In diesem Krieg, wie in allen modernen Kriegen, ist es ein militärischer Vorteil beider Seiten Leid und Tod der Zivilbevölkerung als Waffe zu benutzen. Dazu braucht es keine Boshaftigkeit, das ist einfache militärische Logik. Bilder von Tod und Verzweiflung in alle Welt zu senden, ist eine bessere Waffe als ein neuer Panzer. Die zivile Bevölkerung ist das Pfand in diesem Krieg. Das Opfer der Zivilbevölkerung war von Anfang an der dominierende Teil der militärischen Strategie der ukrainischen Führung und sich nicht davon beeindrucken zu lassen, ist jetzt offensichtlich die Strategie der russischen Regierung.
In der Phase, in der die Zivilbevölkerung die Kriegswaffe ist, kann der Angreifer nur gewinnen, indem er diese „Waffe“ zerstört. Im Gegenteil, ganz bestialisch wird es, wenn der Angreifer nicht nur die Zivilbevölkerung als Schutzschild ignoriert, sondern durch gezielte Massaker das selbst als Waffe einsetzt.
Die amerikanische Kriegsführung im Irak, Serbien und Afghanistan hat diese „Schwächung durch Rücksicht auf die Zivilbevölkerung“ umgangen, indem sie erst aus der Luft alles plattgemacht hat, bevor die Panzer einrückten. Aber der amerikanischen Führung war die Zerstörung der Länder letztlich egal; sie hatte diese Länder ja auch nicht einverleiben wollen.
Das alles ist im Außenministerium und im Kanzleramt bekannt. Wie zynisch ist es also vor diesem Hintergrund zu sagen, dass „der Krieg in der Ukraine auf dem Schlachtfeld beendet werden“ müsse.
„Wir werden bis zum Ende kämpfen“, haben wir auf deutschem Boden schon einmal gehört. Der wiederholte Ruf nach dem Einsatz von NATO-Streitkräften, mit den unweigerlichen Folgen die ein solcher Eingriff mit sich bringen würde, zeigt, dass der ukrainische Widerstand seiner Art nach dem Volkssturm näher ist als dem Partisanenkrieg. Die bestimmenden Elemente des Partisanen Kampfes sind die Freiwilligkeit und das Bestreben die Zivilbevölkerung zu schützen.

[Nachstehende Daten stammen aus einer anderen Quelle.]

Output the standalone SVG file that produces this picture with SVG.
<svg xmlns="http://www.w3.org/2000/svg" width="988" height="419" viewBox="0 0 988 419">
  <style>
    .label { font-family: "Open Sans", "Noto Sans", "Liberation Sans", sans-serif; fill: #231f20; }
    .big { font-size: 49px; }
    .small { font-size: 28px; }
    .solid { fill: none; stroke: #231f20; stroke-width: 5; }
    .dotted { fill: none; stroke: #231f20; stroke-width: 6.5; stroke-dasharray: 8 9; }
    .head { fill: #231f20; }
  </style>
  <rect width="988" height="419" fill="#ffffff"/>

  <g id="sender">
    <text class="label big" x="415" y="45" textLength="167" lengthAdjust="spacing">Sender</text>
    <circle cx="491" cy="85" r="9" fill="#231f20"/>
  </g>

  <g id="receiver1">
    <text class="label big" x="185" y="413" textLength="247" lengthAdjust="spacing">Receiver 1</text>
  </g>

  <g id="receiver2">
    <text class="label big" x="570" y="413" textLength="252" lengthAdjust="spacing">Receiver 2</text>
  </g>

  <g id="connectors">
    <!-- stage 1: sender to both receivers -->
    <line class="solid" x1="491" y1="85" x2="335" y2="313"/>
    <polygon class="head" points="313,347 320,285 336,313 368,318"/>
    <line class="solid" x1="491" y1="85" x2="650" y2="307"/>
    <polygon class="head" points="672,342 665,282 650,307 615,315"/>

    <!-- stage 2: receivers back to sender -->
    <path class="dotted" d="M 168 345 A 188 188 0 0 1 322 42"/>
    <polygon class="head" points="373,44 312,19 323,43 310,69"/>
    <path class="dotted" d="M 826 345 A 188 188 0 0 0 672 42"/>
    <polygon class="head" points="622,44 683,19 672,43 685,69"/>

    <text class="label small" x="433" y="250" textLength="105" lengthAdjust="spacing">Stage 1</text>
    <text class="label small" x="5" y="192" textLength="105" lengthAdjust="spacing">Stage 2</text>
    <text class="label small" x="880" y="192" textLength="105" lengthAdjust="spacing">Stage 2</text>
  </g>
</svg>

Jetzt meldet die ukrainische Führung: „Die beste humanitäre Hilfe sind Waffenlieferungen.“ Ein Präsident muss Schaden von der Bevölkerung abwenden und nicht „bis zum Ende kämpfen“, wie er sagt.
Die Hisbollah, ISIS und Taliban wurden dafür kritisiert, dass sie die zivile Bevölkerung als humaner Schutzschild benutzten und Kinder an Waffen ausbilden würden. Nein, es geht nicht darum die ukrainische Regierung mit diesen Organisationen zu vergleichen. Aber wer jetzt Waffen an die Ukraine sendet muss wissen, dass die ukrainische Regierung genau das tut.